# [WHAT TO WORK ON]
Extract the lines of the material below, beginning with the first and ending with the line that holds "anchor=east] (ttlC) at". Skip every picture.

# [COLLECTED MATERIAL]
╔══

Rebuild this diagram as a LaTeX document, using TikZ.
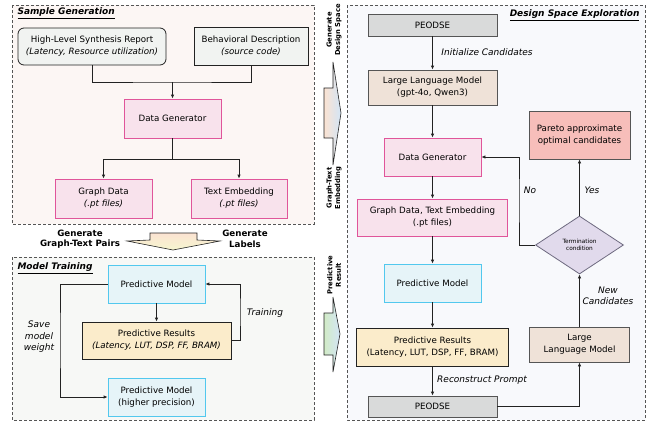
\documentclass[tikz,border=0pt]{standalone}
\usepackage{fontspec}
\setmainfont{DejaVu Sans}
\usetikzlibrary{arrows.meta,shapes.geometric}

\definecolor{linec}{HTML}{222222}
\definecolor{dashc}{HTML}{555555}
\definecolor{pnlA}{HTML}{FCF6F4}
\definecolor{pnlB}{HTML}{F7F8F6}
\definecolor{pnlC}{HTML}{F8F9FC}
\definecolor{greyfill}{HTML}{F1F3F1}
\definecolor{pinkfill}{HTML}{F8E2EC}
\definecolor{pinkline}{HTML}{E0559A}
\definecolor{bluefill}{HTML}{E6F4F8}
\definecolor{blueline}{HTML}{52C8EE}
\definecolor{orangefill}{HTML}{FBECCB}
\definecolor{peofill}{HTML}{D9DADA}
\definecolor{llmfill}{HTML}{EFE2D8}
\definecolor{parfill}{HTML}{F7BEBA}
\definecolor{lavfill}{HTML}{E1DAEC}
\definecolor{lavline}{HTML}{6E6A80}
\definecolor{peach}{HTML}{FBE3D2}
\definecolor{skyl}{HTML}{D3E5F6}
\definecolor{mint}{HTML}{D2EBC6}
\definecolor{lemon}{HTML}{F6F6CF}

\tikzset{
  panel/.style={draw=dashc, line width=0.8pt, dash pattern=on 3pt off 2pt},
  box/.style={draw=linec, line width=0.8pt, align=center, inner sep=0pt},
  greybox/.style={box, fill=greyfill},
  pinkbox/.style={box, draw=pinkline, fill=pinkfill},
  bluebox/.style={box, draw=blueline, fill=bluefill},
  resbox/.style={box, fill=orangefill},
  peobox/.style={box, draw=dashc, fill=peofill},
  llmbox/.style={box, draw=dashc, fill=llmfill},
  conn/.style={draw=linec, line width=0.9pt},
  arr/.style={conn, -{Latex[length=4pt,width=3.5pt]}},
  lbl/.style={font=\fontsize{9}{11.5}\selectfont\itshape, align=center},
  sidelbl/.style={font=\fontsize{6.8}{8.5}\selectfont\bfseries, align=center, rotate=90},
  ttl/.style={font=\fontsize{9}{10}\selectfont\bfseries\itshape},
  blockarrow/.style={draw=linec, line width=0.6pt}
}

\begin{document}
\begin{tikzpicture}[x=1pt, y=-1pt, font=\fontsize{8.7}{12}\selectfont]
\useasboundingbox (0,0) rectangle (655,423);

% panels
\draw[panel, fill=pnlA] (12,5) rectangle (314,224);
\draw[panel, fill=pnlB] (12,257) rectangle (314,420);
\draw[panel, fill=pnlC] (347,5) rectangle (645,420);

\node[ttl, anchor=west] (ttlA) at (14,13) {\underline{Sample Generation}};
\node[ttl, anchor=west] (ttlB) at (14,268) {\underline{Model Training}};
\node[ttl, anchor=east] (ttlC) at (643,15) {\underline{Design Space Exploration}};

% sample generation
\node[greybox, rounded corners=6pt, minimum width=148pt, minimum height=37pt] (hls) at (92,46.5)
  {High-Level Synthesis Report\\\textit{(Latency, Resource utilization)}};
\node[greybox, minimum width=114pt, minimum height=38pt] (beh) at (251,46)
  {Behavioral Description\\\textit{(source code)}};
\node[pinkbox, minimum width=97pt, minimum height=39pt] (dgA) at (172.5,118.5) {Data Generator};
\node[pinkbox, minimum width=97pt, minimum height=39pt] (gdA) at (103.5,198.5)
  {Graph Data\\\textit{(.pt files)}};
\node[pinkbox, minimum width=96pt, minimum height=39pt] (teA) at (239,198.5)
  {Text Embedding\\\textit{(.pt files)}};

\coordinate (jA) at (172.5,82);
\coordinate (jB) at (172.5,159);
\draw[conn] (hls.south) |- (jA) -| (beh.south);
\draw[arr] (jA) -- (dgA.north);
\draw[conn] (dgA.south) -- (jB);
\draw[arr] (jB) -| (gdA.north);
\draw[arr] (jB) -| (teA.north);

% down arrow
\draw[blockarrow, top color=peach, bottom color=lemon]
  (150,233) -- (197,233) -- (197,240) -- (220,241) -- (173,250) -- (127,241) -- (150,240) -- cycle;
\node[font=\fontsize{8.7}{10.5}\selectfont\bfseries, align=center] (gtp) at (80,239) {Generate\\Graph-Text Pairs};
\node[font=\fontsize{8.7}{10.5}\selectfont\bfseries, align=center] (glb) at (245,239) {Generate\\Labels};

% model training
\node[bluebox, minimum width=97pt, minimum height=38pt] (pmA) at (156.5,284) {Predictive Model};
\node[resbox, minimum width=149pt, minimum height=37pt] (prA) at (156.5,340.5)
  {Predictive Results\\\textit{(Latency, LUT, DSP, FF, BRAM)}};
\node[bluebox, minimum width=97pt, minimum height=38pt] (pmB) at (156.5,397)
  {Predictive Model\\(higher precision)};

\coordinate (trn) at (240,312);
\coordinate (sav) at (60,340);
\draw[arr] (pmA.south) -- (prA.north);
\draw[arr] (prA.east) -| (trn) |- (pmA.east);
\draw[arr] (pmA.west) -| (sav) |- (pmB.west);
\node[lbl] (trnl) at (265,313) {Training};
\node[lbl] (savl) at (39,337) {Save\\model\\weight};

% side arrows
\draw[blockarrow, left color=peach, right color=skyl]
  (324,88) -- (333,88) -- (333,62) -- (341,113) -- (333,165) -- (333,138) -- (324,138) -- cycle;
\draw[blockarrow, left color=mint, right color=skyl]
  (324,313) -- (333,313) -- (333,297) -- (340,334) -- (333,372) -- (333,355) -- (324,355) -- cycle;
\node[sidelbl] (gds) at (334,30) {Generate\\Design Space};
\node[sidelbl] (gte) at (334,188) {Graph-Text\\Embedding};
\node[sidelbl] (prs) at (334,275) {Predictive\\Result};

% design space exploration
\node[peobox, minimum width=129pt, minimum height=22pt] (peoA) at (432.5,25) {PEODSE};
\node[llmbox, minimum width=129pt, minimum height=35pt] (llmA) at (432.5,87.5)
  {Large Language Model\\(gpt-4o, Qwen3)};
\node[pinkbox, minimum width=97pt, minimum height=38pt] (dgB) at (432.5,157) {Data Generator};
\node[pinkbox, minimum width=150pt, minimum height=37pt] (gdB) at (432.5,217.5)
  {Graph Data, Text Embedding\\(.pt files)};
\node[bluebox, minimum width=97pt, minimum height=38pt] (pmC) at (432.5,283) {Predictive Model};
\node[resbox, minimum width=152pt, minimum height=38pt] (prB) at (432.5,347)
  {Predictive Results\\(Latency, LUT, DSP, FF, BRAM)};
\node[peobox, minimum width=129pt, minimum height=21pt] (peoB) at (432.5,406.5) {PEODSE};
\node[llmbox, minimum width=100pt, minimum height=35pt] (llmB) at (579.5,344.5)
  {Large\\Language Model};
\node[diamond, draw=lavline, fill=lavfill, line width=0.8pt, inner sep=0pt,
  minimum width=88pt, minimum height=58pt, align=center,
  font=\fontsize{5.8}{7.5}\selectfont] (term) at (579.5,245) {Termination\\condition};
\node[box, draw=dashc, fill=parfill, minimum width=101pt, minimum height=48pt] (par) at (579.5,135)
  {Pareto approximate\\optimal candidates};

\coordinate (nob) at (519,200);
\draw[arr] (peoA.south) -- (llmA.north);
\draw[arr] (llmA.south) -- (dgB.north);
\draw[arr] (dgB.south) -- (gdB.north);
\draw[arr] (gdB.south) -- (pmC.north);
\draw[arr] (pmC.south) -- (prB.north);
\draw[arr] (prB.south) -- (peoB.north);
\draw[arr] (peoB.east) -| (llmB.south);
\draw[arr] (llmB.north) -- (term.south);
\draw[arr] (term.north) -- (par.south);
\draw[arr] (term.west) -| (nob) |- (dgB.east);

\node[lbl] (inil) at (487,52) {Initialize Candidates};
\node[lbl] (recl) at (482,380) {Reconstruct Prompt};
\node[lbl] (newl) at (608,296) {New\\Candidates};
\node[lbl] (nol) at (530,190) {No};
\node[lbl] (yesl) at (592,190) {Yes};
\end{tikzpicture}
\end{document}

╚══

# [ANSWER TO THE EXERCISE]
Rebuild this diagram as a LaTeX document, using TikZ.
\documentclass[tikz,border=0pt]{standalone}
\usepackage{fontspec}
\setmainfont{DejaVu Sans}
\usetikzlibrary{arrows.meta,shapes.geometric}

\definecolor{linec}{HTML}{222222}
\definecolor{dashc}{HTML}{555555}
\definecolor{pnlA}{HTML}{FCF6F4}
\definecolor{pnlB}{HTML}{F7F8F6}
\definecolor{pnlC}{HTML}{F8F9FC}
\definecolor{greyfill}{HTML}{F1F3F1}
\definecolor{pinkfill}{HTML}{F8E2EC}
\definecolor{pinkline}{HTML}{E0559A}
\definecolor{bluefill}{HTML}{E6F4F8}
\definecolor{blueline}{HTML}{52C8EE}
\definecolor{orangefill}{HTML}{FBECCB}
\definecolor{peofill}{HTML}{D9DADA}
\definecolor{llmfill}{HTML}{EFE2D8}
\definecolor{parfill}{HTML}{F7BEBA}
\definecolor{lavfill}{HTML}{E1DAEC}
\definecolor{lavline}{HTML}{6E6A80}
\definecolor{peach}{HTML}{FBE3D2}
\definecolor{skyl}{HTML}{D3E5F6}
\definecolor{mint}{HTML}{D2EBC6}
\definecolor{lemon}{HTML}{F6F6CF}

\tikzset{
  panel/.style={draw=dashc, line width=0.8pt, dash pattern=on 3pt off 2pt},
  box/.style={draw=linec, line width=0.8pt, align=center, inner sep=0pt},
  greybox/.style={box, fill=greyfill},
  pinkbox/.style={box, draw=pinkline, fill=pinkfill},
  bluebox/.style={box, draw=blueline, fill=bluefill},
  resbox/.style={box, fill=orangefill},
  peobox/.style={box, draw=dashc, fill=peofill},
  llmbox/.style={box, draw=dashc, fill=llmfill},
  conn/.style={draw=linec, line width=0.9pt},
  arr/.style={conn, -{Latex[length=4pt,width=3.5pt]}},
  lbl/.style={font=\fontsize{9}{11.5}\selectfont\itshape, align=center},
  sidelbl/.style={font=\fontsize{6.8}{8.5}\selectfont\bfseries, align=center, rotate=90},
  ttl/.style={font=\fontsize{9}{10}\selectfont\bfseries\itshape},
  blockarrow/.style={draw=linec, line width=0.6pt}
}

\begin{document}
\begin{tikzpicture}[x=1pt, y=-1pt, font=\fontsize{8.7}{12}\selectfont]
\useasboundingbox (0,0) rectangle (655,423);

% panels
\draw[panel, fill=pnlA] (12,5) rectangle (314,224);
\draw[panel, fill=pnlB] (12,257) rectangle (314,420);
\draw[panel, fill=pnlC] (347,5) rectangle (645,420);

\node[ttl, anchor=west] (ttlA) at (14,13) {\underline{Sample Generation}};
\node[ttl, anchor=west] (ttlB) at (14,268) {\underline{Model Training}};
\node[ttl, anchor=east] (ttlC) at (643,15) {\underline{Design Space Exploration}};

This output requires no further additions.